Descriptive statistics for the variables in Study 2 (n = 2,829).
OLD: orthographic Levenshtein distance; PLD: phonological Levenshtein distance; LDT: lexical (word/nonword) decision tasks.
Design and analysis
We examined the zero-order correlations between our size form typicality measure and the predictor variables and then performed separate hierarchical linear regressions with robust standard errors (Wilcox, 2016) with two dependent variables from the ELP: latencies standardised as z-scores (zRT) and mean accuracy; with the packages estimatr (Blair et al., 2022) and lmtest (Zeileis & Hothorn, 2002) in R version 4.2.1 (R Core Team, 2022). In each analysis, we entered the lexical and semantic predictor variables in Step 1, followed by size ratings in Step 2, then our measure of form typicality in Step 3. All predictor variables were mean-centred. Note that this method allows semantic size to explain both its unique and shared variance with form typicality. Hence, Step 3 provides a conservative estimate of the additional unique variance (if any) explained by form typicality.
Results and discussion
Figure 3 shows the zero-order Pearson correlations among the variables. Size form typicality showed significant positive correlations with length (r = .89, p < .001), age of acquisition (r = .46, p < .001), OLD (r = .80, p < .001), PLD (r = .83, p < .001), semantic size (r = .45, p < .001), valence (r = .10, p < .001), and arousal (r = .25, p < .001), and negative correlations with frequency (r = –.30, p < .001, bigram frequency (r = –.36, p < .001), phonographic neighbourhood size (r = –.54, p < .001), feedforward (spelling-to-sound) (r = –.34, p < .001) and feedback (sound-to-spelling) onset consistency (r = –.21, p < .001), and concreteness (r = –.33, p < .001). The only variable it did not correlate significantly with was word prevalence (r = –02). The results for latencies and accuracy for the ELP are presented in Tables 3 and 4, respectively.

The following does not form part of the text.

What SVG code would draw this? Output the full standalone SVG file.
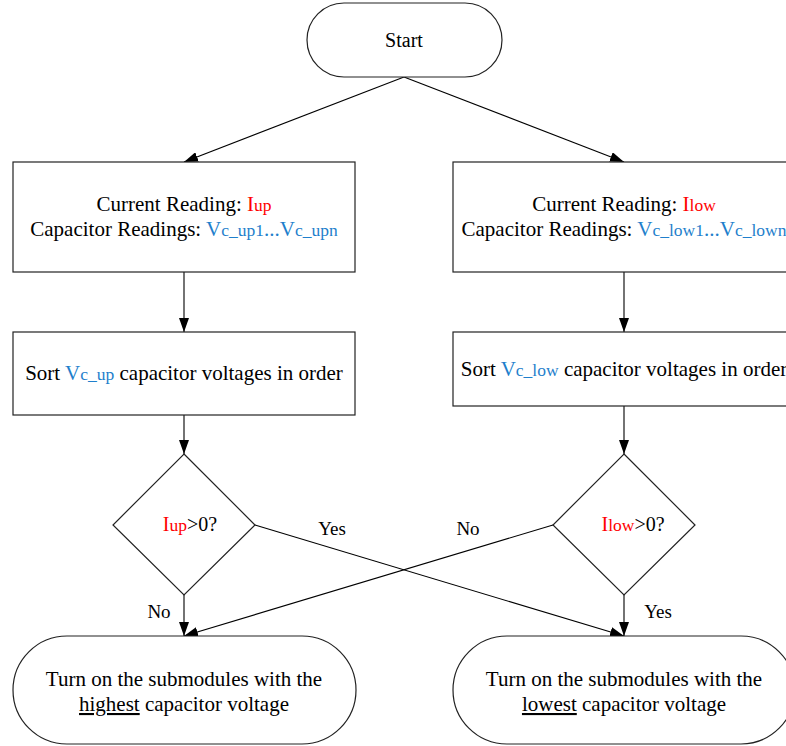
<svg xmlns="http://www.w3.org/2000/svg" width="786" height="746" viewBox="0 0 786 746">
<style>
.sh{fill:#fff;stroke:#222;stroke-width:1.2}
.t{font-family:"Liberation Serif","Times New Roman",serif;font-size:21px;fill:#000;text-anchor:middle}
.m{font-size:20px}
.l{font-size:19px}
.s{font-size:17.5px}
.r{fill:#ff0000}
.b{fill:#1f7fcc}
.c{fill:none;stroke:#000;stroke-width:1.1}
</style>
<defs>
<marker id="ah" viewBox="0 0 14 10" refX="14" refY="5" markerWidth="14" markerHeight="10" markerUnits="userSpaceOnUse" orient="auto">
<path d="M0,0 L14,5 L0,10 Z" fill="#000"/>
</marker>
</defs>
<rect width="786" height="746" fill="#fff"/>
<g id="connectors">
<line class="c" x1="404" y1="77" x2="184" y2="162" marker-end="url(#ah)"/>
<line class="c" x1="404" y1="77" x2="624" y2="162" marker-end="url(#ah)"/>
<line class="c" x1="184" y1="272" x2="184" y2="332" marker-end="url(#ah)"/>
<line class="c" x1="624" y1="272" x2="624" y2="332" marker-end="url(#ah)"/>
<line class="c" x1="184" y1="415" x2="184" y2="454" marker-end="url(#ah)"/>
<line class="c" x1="624" y1="406" x2="624" y2="454" marker-end="url(#ah)"/>
<line class="c" x1="184" y1="595" x2="184" y2="636" marker-end="url(#ah)"/>
<line class="c" x1="255" y1="525" x2="624" y2="636" marker-end="url(#ah)"/>
<line class="c" x1="553" y1="525" x2="184" y2="636" marker-end="url(#ah)"/>
<line class="c" x1="624" y1="595" x2="624" y2="636" marker-end="url(#ah)"/>
<text class="t l" x="332" y="535">Yes</text>
<text class="t l" x="159" y="618">No</text>
<text class="t l" x="468" y="535">No</text>
<text class="t l" x="658" y="618">Yes</text>
</g>
<g id="start">
<rect class="sh" x="307" y="3" width="195" height="74" rx="37" ry="37"/>
<text class="t m" x="404" y="47">Start</text>
</g>
<g id="read-up">
<rect class="sh" x="13" y="162" width="342" height="110"/>
<text class="t" x="184" y="211">Current Reading: <tspan class="r">I<tspan class="s">up</tspan></tspan></text>
<text class="t" x="184" y="236">Capacitor Readings: <tspan class="b">V<tspan class="s">c_up1</tspan>...V<tspan class="s">c_upn</tspan></tspan></text>
</g>
<g id="read-low">
<rect class="sh" x="453" y="162" width="342" height="110"/>
<text class="t" x="624" y="211">Current Reading: <tspan class="r">I<tspan class="s">low</tspan></tspan></text>
<text class="t" x="624" y="236">Capacitor Readings: <tspan class="b">V<tspan class="s">c_low1</tspan>...V<tspan class="s">c_lown</tspan></tspan></text>
</g>
<g id="sort-up">
<rect class="sh" x="13" y="332" width="342" height="83"/>
<text class="t" x="184" y="380">Sort <tspan class="b">V<tspan class="s">c_up</tspan></tspan> capacitor voltages in order</text>
</g>
<g id="sort-low">
<rect class="sh" x="453" y="332" width="342" height="74"/>
<text class="t" x="624" y="376">Sort <tspan class="b">V<tspan class="s">c_low</tspan></tspan> capacitor voltages in order</text>
</g>
<g id="dec-up">
<polygon class="sh" points="184,454 255,525 184,595 113,525"/>
<text class="t m" x="190" y="531"><tspan class="r">I<tspan class="s">up</tspan></tspan>&gt;0?</text>
</g>
<g id="dec-low">
<polygon class="sh" points="624,454 695,525 624,595 553,525"/>
<text class="t m" x="633" y="531"><tspan class="r">I<tspan class="s">low</tspan></tspan>&gt;0?</text>
</g>
<g id="on-high">
<rect class="sh" x="13" y="636" width="343" height="108" rx="54" ry="54"/>
<text class="t" x="184" y="686">Turn on the submodules with the</text>
<text class="t" x="184" y="711"><tspan text-decoration="underline">highest</tspan> capacitor voltage</text>
</g>
<g id="on-low">
<rect class="sh" x="453" y="636" width="342" height="108" rx="54" ry="54"/>
<text class="t" x="624" y="686">Turn on the submodules with the</text>
<text class="t" x="624" y="711"><tspan text-decoration="underline">lowest</tspan> capacitor voltage</text>
</g>
</svg>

Correlations among variables (n = 2,829).
Regression coefficients from item-level analyses of English Lexicon Project LDT latencies (n = 2,829).

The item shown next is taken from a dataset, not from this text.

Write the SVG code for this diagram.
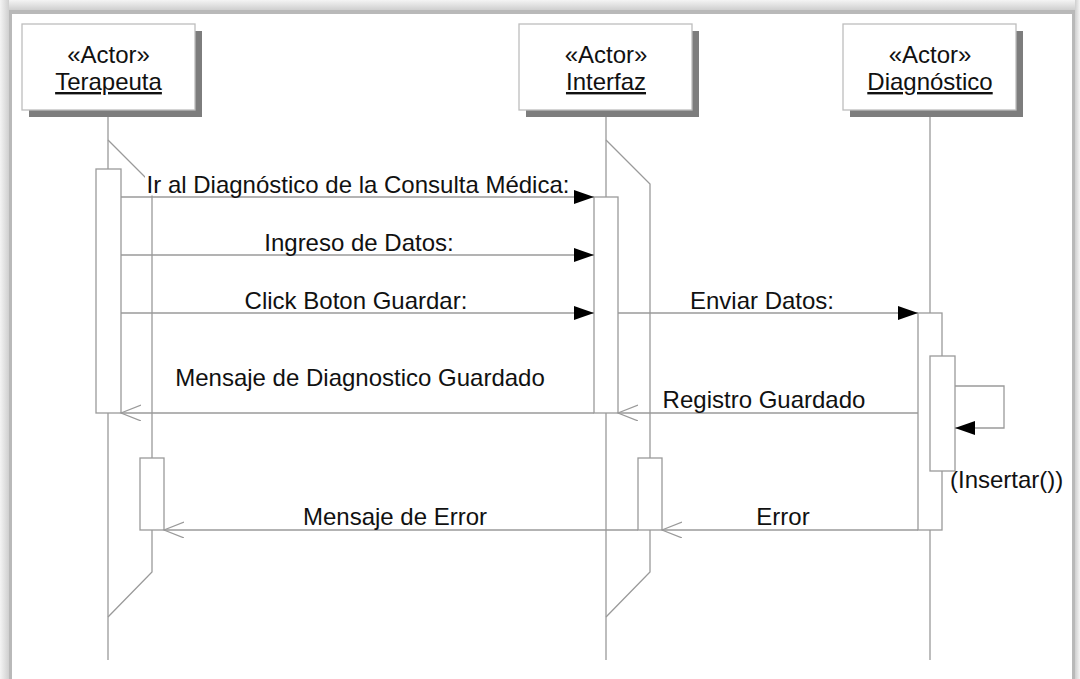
<svg xmlns="http://www.w3.org/2000/svg" width="1080" height="679" viewBox="0 0 1080 679">
<defs>
<linearGradient id="gTop" x1="0" y1="0" x2="0" y2="1"><stop offset="0" stop-color="#f4f4f4"/><stop offset="1" stop-color="#cfcfcf"/></linearGradient>
<linearGradient id="gLeft" x1="0" y1="0" x2="1" y2="0"><stop offset="0" stop-color="#f4f4f4"/><stop offset="1" stop-color="#cfcfcf"/></linearGradient>
<linearGradient id="gRight" x1="1" y1="0" x2="0" y2="0"><stop offset="0" stop-color="#f4f4f4"/><stop offset="1" stop-color="#cfcfcf"/></linearGradient>
<marker id="fillArrow" markerUnits="userSpaceOnUse" markerWidth="22" markerHeight="16" refX="20" refY="7" orient="auto"><path d="M0,0 L20,7 L0,14 z" fill="#000"/></marker>
<marker id="openArrow" markerUnits="userSpaceOnUse" markerWidth="22" markerHeight="18" refX="20" refY="8" orient="auto"><path d="M0,0 L20,8 L0,16" fill="none" stroke="#9a9a9a" stroke-width="1.2"/></marker>
</defs>
<style>
.ln{stroke:#9a9a9a;stroke-width:1.3;fill:none}
.act{fill:#fff;stroke:#9a9a9a;stroke-width:1.3}
.box{fill:#fff;stroke:#bdbdbd;stroke-width:1.3}
.shd{fill:#7d7d7d}
.t{font-family:"Liberation Sans",Arial,sans-serif;font-size:24px;fill:#111}
.c{text-anchor:middle}
.u{text-decoration:underline}
.bg{fill:#fff}
.msg{stroke:#9a9a9a;stroke-width:1.3;fill:none}
</style>
<!-- frame -->
<rect x="0" y="0" width="1080" height="679" fill="#d8d8d8"/>
<rect x="0" y="0" width="1080" height="10" fill="url(#gTop)"/>
<rect x="0" y="0" width="9" height="679" fill="url(#gLeft)"/>
<rect x="1075" y="0" width="5" height="679" fill="url(#gRight)"/>
<rect x="9" y="10" width="1066" height="669" fill="#b9b9b9"/>
<rect x="12" y="14" width="1060" height="665" fill="#fff"/>

<g id="lifelines">
<line class="ln" x1="108" y1="110" x2="108" y2="660"/>
<polyline class="ln" points="108,140 152,184 152,572 108,617"/>
<line class="ln" x1="606" y1="110" x2="606" y2="660"/>
<polyline class="ln" points="606,140 650,184 650,572 606,617"/>
<line class="ln" x1="930" y1="110" x2="930" y2="660"/>
</g>

<g id="terapeuta">
<rect class="shd" x="29" y="31" width="173" height="86"/>
<rect class="box" x="22" y="24" width="173" height="86"/>
<text class="t c" x="108.5" y="63">«Actor»</text>
<text class="t c u" x="108.5" y="90">Terapeuta</text>
<rect class="act" x="96" y="169" width="25" height="244"/>
<rect class="act" x="140" y="458" width="24" height="72"/>
</g>

<g id="interfaz">
<rect class="shd" x="526" y="31" width="173" height="86"/>
<rect class="box" x="519" y="24" width="173" height="86"/>
<text class="t c" x="606" y="63">«Actor»</text>
<text class="t c u" x="606" y="90">Interfaz</text>
<rect class="act" x="594" y="197" width="24" height="216"/>
<rect class="act" x="638" y="458" width="24" height="72"/>
</g>

<g id="diagnostico">
<rect class="shd" x="850" y="31" width="173" height="86"/>
<rect class="box" x="843" y="24" width="173" height="86"/>
<text class="t c" x="930" y="63">«Actor»</text>
<text class="t c u" x="930" y="90">Diagnóstico</text>
<rect class="act" x="918" y="313" width="24" height="217"/>
<rect class="act" x="930" y="356" width="25" height="115"/>
</g>

<g id="labelbg">
<rect class="bg" x="145" y="174" width="426" height="21.5"/>
</g>

<g id="connectors">
<line class="msg" x1="121" y1="197" x2="594" y2="197" marker-end="url(#fillArrow)"/>
<line class="msg" x1="121" y1="255" x2="594" y2="255" marker-end="url(#fillArrow)"/>
<line class="msg" x1="121" y1="313" x2="594" y2="313" marker-end="url(#fillArrow)"/>
<line class="msg" x1="618" y1="313" x2="918" y2="313" marker-end="url(#fillArrow)"/>
<line class="msg" x1="594" y1="413" x2="121" y2="413" marker-end="url(#openArrow)"/>
<line class="msg" x1="918" y1="413" x2="618" y2="413" marker-end="url(#openArrow)"/>
<line class="msg" x1="638" y1="530" x2="164" y2="530" marker-end="url(#openArrow)"/>
<line class="msg" x1="918" y1="530" x2="662" y2="530" marker-end="url(#openArrow)"/>
<path class="msg" d="M955,386 H1004 V428 H955" marker-end="url(#fillArrow)"/>
</g>

<g id="labels">
<text class="t c" x="358" y="193">Ir al Diagnóstico de la Consulta Médica:</text>
<text class="t c" x="359" y="251">Ingreso de Datos:</text>
<text class="t c" x="356" y="309">Click Boton Guardar:</text>
<text class="t c" x="762" y="309">Enviar Datos:</text>
<text class="t c" x="360" y="386">Mensaje de Diagnostico Guardado</text>
<text class="t c" x="764" y="408">Registro Guardado</text>
<text class="t c" x="395" y="525">Mensaje de Error</text>
<text class="t c" x="783" y="525">Error</text>
<text class="t" x="950" y="488">(Insertar())</text>
</g>
</svg>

LDT: lexical (word/nonword) decision task; OLD: orthographic Levenshtein distance; PLD: phonological Levenshtein distance.
p < .05. **p < .01. ***p < .001.
Regression coefficients from item-level analyses of English Lexicon Project LDT accuracy (n = 2,829).

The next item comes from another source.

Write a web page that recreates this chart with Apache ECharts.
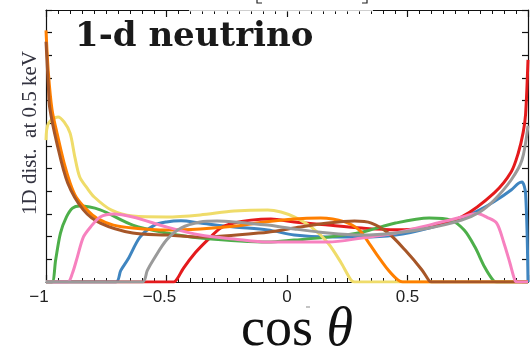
<!DOCTYPE html>
<html>
<head>
<meta charset="utf-8">
<script src="https://cdn.jsdelivr.net/npm/echarts@6/dist/echarts.min.js"></script>
<style>html,body{margin:0;padding:0;background:#fff}#c{width:531px;height:353px}</style>
</head>
<body>
<div id="c"></div>
<script>
// ---- data (x = cos θ, y = 1D distribution) ----
const red = [[-1,0],[-0.47,0],[-0.455,0.15],[-0.43,0.6],[-0.38,1.3],[-0.33,1.85],[-0.275,2.38],[-0.22,2.6],[-0.15,2.73],[-0.067,2.78],[0.03,2.65],[0.17,2.51],[0.31,2.38],[0.45,2.3],[0.59,2.43],[0.725,2.87],[0.86,3.93],[0.93,4.85],[0.96,5.7],[0.98,6.6],[0.99,7.4],[1.0,9.8]];
const blue = [[-1,0],[-0.71,0],[-0.69,0.5],[-0.66,1.0],[-0.61,1.98],[-0.55,2.51],[-0.5,2.65],[-0.44,2.7],[-0.36,2.6],[-0.22,2.43],[-0.08,2.3],[0.03,2.07],[0.17,1.98],[0.31,1.98],[0.45,2.07],[0.59,2.38],[0.725,2.82],[0.8,3.18],[0.86,3.55],[0.93,4.06],[0.96,4.35],[0.975,4.41],[0.99,3.9],[1.0,0]];
const green = [[-1,0],[-0.975,0],[-0.96,0.97],[-0.94,2.16],[-0.915,2.87],[-0.89,3.26],[-0.86,3.35],[-0.775,3.18],[-0.64,2.51],[-0.5,2.16],[-0.36,1.94],[-0.08,1.76],[0.03,1.85],[0.17,1.98],[0.31,2.2],[0.45,2.6],[0.59,2.82],[0.68,2.73],[0.735,2.29],[0.78,1.54],[0.82,0.66],[0.855,0.08],[0.87,0],[1,0]];
const pink = [[-1,0],[-0.91,0],[-0.89,0.4],[-0.87,1.1],[-0.845,1.98],[-0.815,2.43],[-0.775,2.87],[-0.72,3.0],[-0.64,2.87],[-0.5,2.43],[-0.36,2.07],[-0.22,1.9],[-0.08,1.76],[0.03,1.76],[0.17,1.76],[0.31,1.94],[0.45,2.16],[0.59,2.51],[0.725,2.87],[0.79,3.02],[0.83,2.85],[0.87,2.6],[0.9,1.72],[0.925,0.84],[0.945,0.1],[0.955,0],[1,0]];
const orange = [[-1,11.1],[-0.99,9.2],[-0.975,7.6],[-0.955,6.6],[-0.925,5.25],[-0.9,4.37],[-0.875,3.75],[-0.83,3.18],[-0.79,2.82],[-0.72,2.51],[-0.64,2.38],[-0.5,2.29],[-0.36,2.34],[-0.2,2.48],[-0.11,2.62],[0.03,2.78],[0.14,2.82],[0.24,2.65],[0.3,2.29],[0.34,1.72],[0.38,1.1],[0.42,0.53],[0.46,0.09],[0.48,0],[1,0]];
const yellow = [[-1,6.26],[-0.99,7.0],[-0.95,7.28],[-0.925,7.06],[-0.9,6.57],[-0.88,5.5],[-0.86,4.63],[-0.83,4.15],[-0.8,3.75],[-0.73,3.18],[-0.64,2.91],[-0.5,2.87],[-0.36,2.96],[-0.22,3.13],[-0.08,3.18],[-0.025,3.09],[0.03,2.87],[0.1,2.43],[0.17,1.72],[0.225,0.84],[0.265,0.09],[0.28,0],[1,0]];
const brown = [[-1,10.6],[-0.99,8.6],[-0.985,7.72],[-0.955,6.13],[-0.91,4.37],[-0.845,3.18],[-0.775,2.6],[-0.64,2.16],[-0.5,2.07],[-0.36,1.98],[-0.08,2.2],[0.03,2.38],[0.17,2.6],[0.28,2.69],[0.35,2.6],[0.42,2.16],[0.49,1.41],[0.56,0.53],[0.59,0.05],[0.6,0],[1,0]];
const grey = [[-1,0],[-0.6,0],[-0.58,0.5],[-0.555,0.97],[-0.5,1.85],[-0.44,2.38],[-0.36,2.65],[-0.29,2.69],[-0.22,2.65],[-0.08,2.51],[0.03,2.34],[0.17,2.16],[0.31,2.07],[0.45,2.16],[0.59,2.38],[0.725,2.73],[0.8,3.09],[0.86,3.62],[0.93,4.5],[0.975,5.38],[1.0,6.9]];
const xTickLabels = {'-1':'−1','-0.5':'−0.5','0':'0','0.5':'0.5','1':''};
const seriesNames = ['blue','red','green','yellow','orange','brown','pink','grey'];
const seriesData = {blue, red, green, yellow, orange, brown, pink, grey};
const colors = {red:'#e41a1c', blue:'#3f85c0', green:'#4daf4a', pink:'#f781bf', orange:'#ff7f00', yellow:'#efdc6a', brown:'#a65628', grey:'#9a9a9a'};
const xTitle = 'cos';
const xTitleVar = 'θ';
const yTitle = '1D dist.  at 0.5 keV';
const panelTitle = '1-d neutrino';

const chart = echarts.init(document.getElementById('c'), null, {renderer:'canvas'});
const axisLine = {show:true, onZero:false, lineStyle:{color:'#111', width:1.2}};
const xCommon = {type:'value', min:-1, max:1, interval:0.5, axisLine,
  axisTick:{show:true, inside:true, length:7, lineStyle:{color:'#111', width:1.2}},
  minorTick:{show:true, splitNumber:10, length:4, lineStyle:{color:'#111', width:1}},
  splitLine:{show:false}, minorSplitLine:{show:false}};
const yCommon = {type:'value', min:0, max:12, interval:1, axisLine,
  axisTick:{show:true, inside:true, length:6, lineStyle:{color:'#111', width:1.2}},
  axisLabel:{show:false}, splitLine:{show:false}};
chart.setOption({
  animation:false,
  backgroundColor:'#fff',
  grid:{left:46, right:2, top:10, bottom:71},
  xAxis:[
    Object.assign({}, xCommon, {position:'bottom',
      axisLabel:{show:true, margin:7, fontFamily:'Liberation Sans', fontSize:17, color:'#222',
        formatter: v => { const s = xTickLabels[String(v)]; if (s === undefined || s === '') return ''; return s.startsWith('−') ? '{n|' + s + '}' : s; },
        rich:{n:{fontFamily:'Liberation Sans', fontSize:17, color:'#222', padding:[0,14,0,0]}}}}),
    Object.assign({}, xCommon, {position:'top', axisLabel:{show:false}})
  ],
  yAxis:[
    Object.assign({}, yCommon, {position:'left'}),
    Object.assign({}, yCommon, {position:'right'})
  ],
  series: seriesNames.map(n => ({
    name:n, type:'line', data:seriesData[n], showSymbol:false, symbol:'none',
    smooth:0.3, lineStyle:{color:colors[n], width:3}, xAxisIndex:0, yAxisIndex:0, clip:true
  })),
  graphic:[
    {type:'rect', shape:{x:189, y:8.5, width:184, height:3}, style:{fill:'#fff', opacity:0.8}, z:100},
    {type:'polyline', shape:{points:[[257,0],[257,3],[262,3]]}, style:{stroke:'#222', lineWidth:1.2, fill:null}, z:100},
    {type:'polyline', shape:{points:[[362,3],[367,3],[367,0]]}, style:{stroke:'#222', lineWidth:1.2, fill:null}, z:100},
    {type:'text', x:75, y:37, z:100, style:{text:panelTitle, fontFamily:'DejaVu Serif', fontWeight:'bold', fontSize:34, fill:'#1a1a1a', verticalAlign:'middle', align:'left'}},
    {type:'text', x:30, y:133, rotation:Math.PI/2, z:100, style:{text:yTitle, fontFamily:'Liberation Serif', fontSize:21, fill:'#333340', verticalAlign:'middle', align:'center'}},
    {type:'text', x:297, y:331, z:100, style:{text:'{a|' + xTitle + ' }{b|' + xTitleVar + '}', align:'center', verticalAlign:'middle',
      rich:{a:{fontFamily:'Liberation Serif', fontSize:54, fill:'#111'}, b:{fontFamily:'Liberation Serif', fontStyle:'italic', fontSize:54, fill:'#111'}}}},
    {type:'rect', shape:{x:306, y:306.5, width:4, height:1}, style:{fill:'#888'}, z:100}
  ]
});
</script>
</body>
</html>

LDT: lexical (word/nonword) decision task; OLD: orthographic Levenshtein distance; PLD: phonological Levenshtein distance.
p < .05. **p < .01. ***p < .001.
Together, the lexical and semantic variables predicted ELP latencies and accuracy significantly, accounting for 54.3% and 36.3% of variance, respectively. Size ratings did not significantly predict either latencies or accuracy, replicating Kang et al.’s (2011) earlier null results with the ELP (see also Heard et al., 2019; cf., Scott et al., 2019). However, typicality significantly predicted an additional 0.1% of variance in latencies, with more typical forms associated with slower response times. Typicality did not significantly predict ELP accuracy.
Study 3: auditory lexical decision
Our goal in Study 3 was to examine the extent to which size ratings and form typicality can predict auditory lexical decision performance from the AELP (Goh et al., 2020). Several studies have demonstrated that semantic variables, such as imageability, valence, and number of features are able to reliably predict auditory lexical decision performance (e.g., Gao et al., 2022; Goh et al., 2016; Sajin & Connine, 2014; Tyler et al., 2000; Wurm et al., 2004). However, to our knowledge, the question of whether size ratings can influence auditory lexical decision performance is yet to be investigated. Phonological typicality for syntactic category has been shown to be a significant predictor of auditory lexical decision performance (e.g., Sereno & Jongman, 1990; de Zubicaray et al., 2023). As above, we hypothesised that both size ratings and form typicality would be significant predictors of latencies and accuracy in auditory lexical decision if they each contributed unique variance. We expected form typicality would predict more variance in performance than in Study 2 given the use of auditory stimuli.
Method
Materials
The initial data set comprised the 2,924 words from Study 1. We included identical variables as control predictors to Study 2, with the addition of American dialect auditory token duration in milliseconds (Goh et al., 2020). All predictors were again sourced from SCOPE (Gao et al., 2022). Words in the AELP data set for which the above variables were available were included in the study (N = 2,266). Table 5 provides the descriptive statistics for each of the variables in the study.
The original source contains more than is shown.